Source code of charts:

=-=-=-=-=

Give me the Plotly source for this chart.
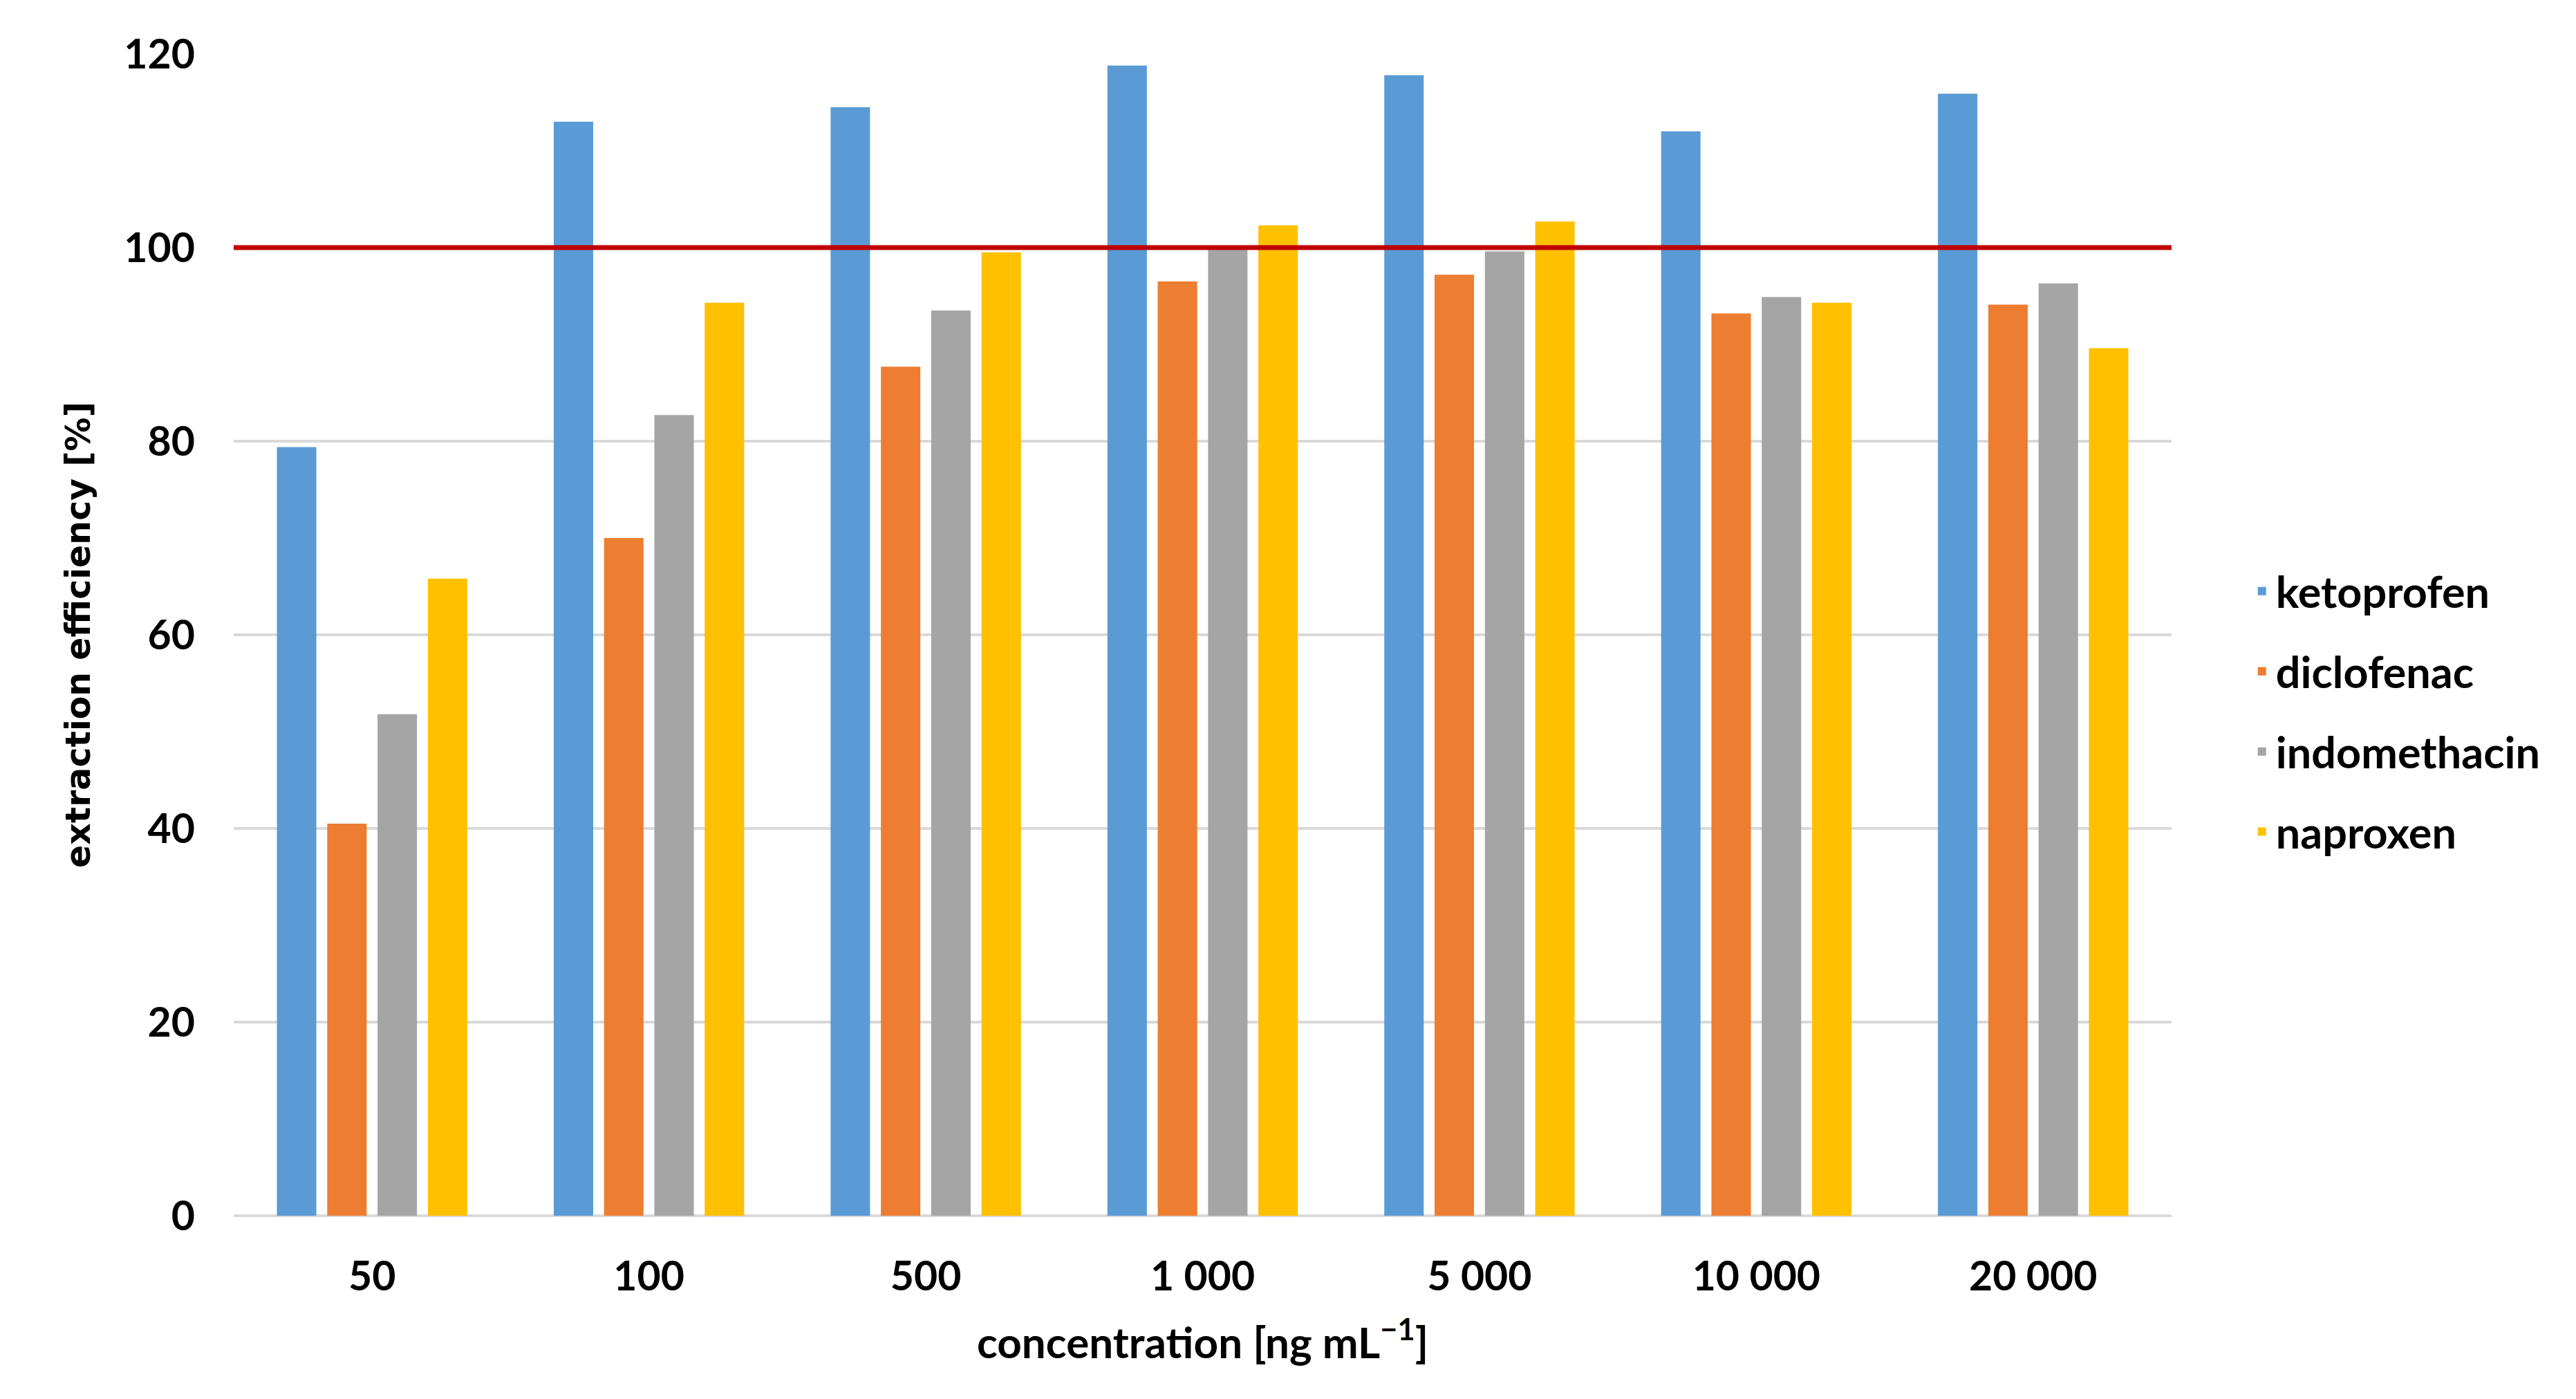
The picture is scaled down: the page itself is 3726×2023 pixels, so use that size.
import plotly.graph_objects as go

categories = ["50", "100", "500", "1 000", "5 000", "10 000", "20 000"]
ketoprofen = [79.4, 113.0, 114.5, 118.8, 117.8, 112.0, 115.9]
diclofenac = [40.5, 70.0, 87.7, 96.5, 97.2, 93.2, 94.1]
indomethacin = [51.8, 82.7, 93.5, 100.1, 99.6, 94.9, 96.3]
naproxen = [65.8, 94.3, 99.5, 102.3, 102.7, 94.3, 89.6]
series_names = ["ketoprofen", "diclofenac", "indomethacin", "naproxen"]
series_values = [ketoprofen, diclofenac, indomethacin, naproxen]
colors = ["#5B9BD5", "#ED7D31", "#A5A5A5", "#FFC000"]
reference_level = 100
y_ticks = [0, 20, 40, 60, 80, 100, 120]

font_main = "Lato"
fig = go.Figure()
for name, vals, col in zip(series_names, series_values, colors):
    fig.add_trace(go.Bar(x=categories, y=vals, name=name, marker_color=col,
                         marker_line_width=0, legendgroup=name))

fig.add_hline(y=reference_level, line_color="#C00000", line_width=7, layer="above")

fig.update_layout(
    width=3710, height=2007,
    margin=dict(l=330, r=577, t=70, b=257),
    plot_bgcolor="white", paper_bgcolor="white",
    barmode="group", bargap=0.273, bargroupgap=0.216,
    font=dict(family=font_main, size=58, color="black", weight="bold"),
    legend=dict(x=1.0395, y=0.434, xanchor="left", yanchor="middle",
                font=dict(family=font_main, size=63, color="black", weight="bold"),
                tracegroupgap=31, itemwidth=30),
    showlegend=True,
)
fig.update_xaxes(
    title=dict(text="concentration [ng mL<sup>−1</sup>]", standoff=42,
               font=dict(family=font_main, size=62, weight="bold")),
    tickfont=dict(family=font_main, size=59, weight="bold"),
    ticklabelstandoff=48, showgrid=False, showline=False, zeroline=False,
)
fig.update_yaxes(
    range=[0, 120], tickvals=y_ticks,
    title=dict(text="extraction efficiency [%]", standoff=33,
               font=dict(family="DejaVu Sans", size=49, weight="bold")),
    tickfont=dict(family=font_main, size=59, weight="bold"),
    ticklabelstandoff=55,
    showgrid=True, gridcolor="#D9D9D9", gridwidth=4,
    zeroline=True, zerolinecolor="#D9D9D9", zerolinewidth=4,
    showline=False,
)

fig.write_html("out.html")
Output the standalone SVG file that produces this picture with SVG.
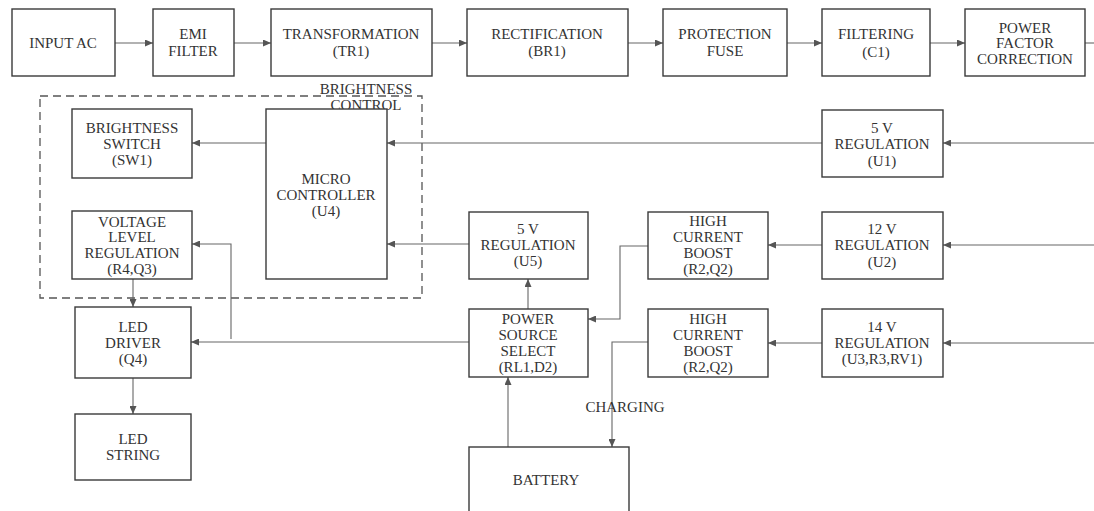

=-=-=-=-=

### What you will do
Your task is to return the lines above, from the first one up to and including the line containing "import plotly.graph_objects as go", minus any pictures.

### Answer to this task
Give me the Plotly source for this chart.
The picture is scaled down: the page itself is 3726×2023 pixels, so use that size.
import plotly.graph_objects as go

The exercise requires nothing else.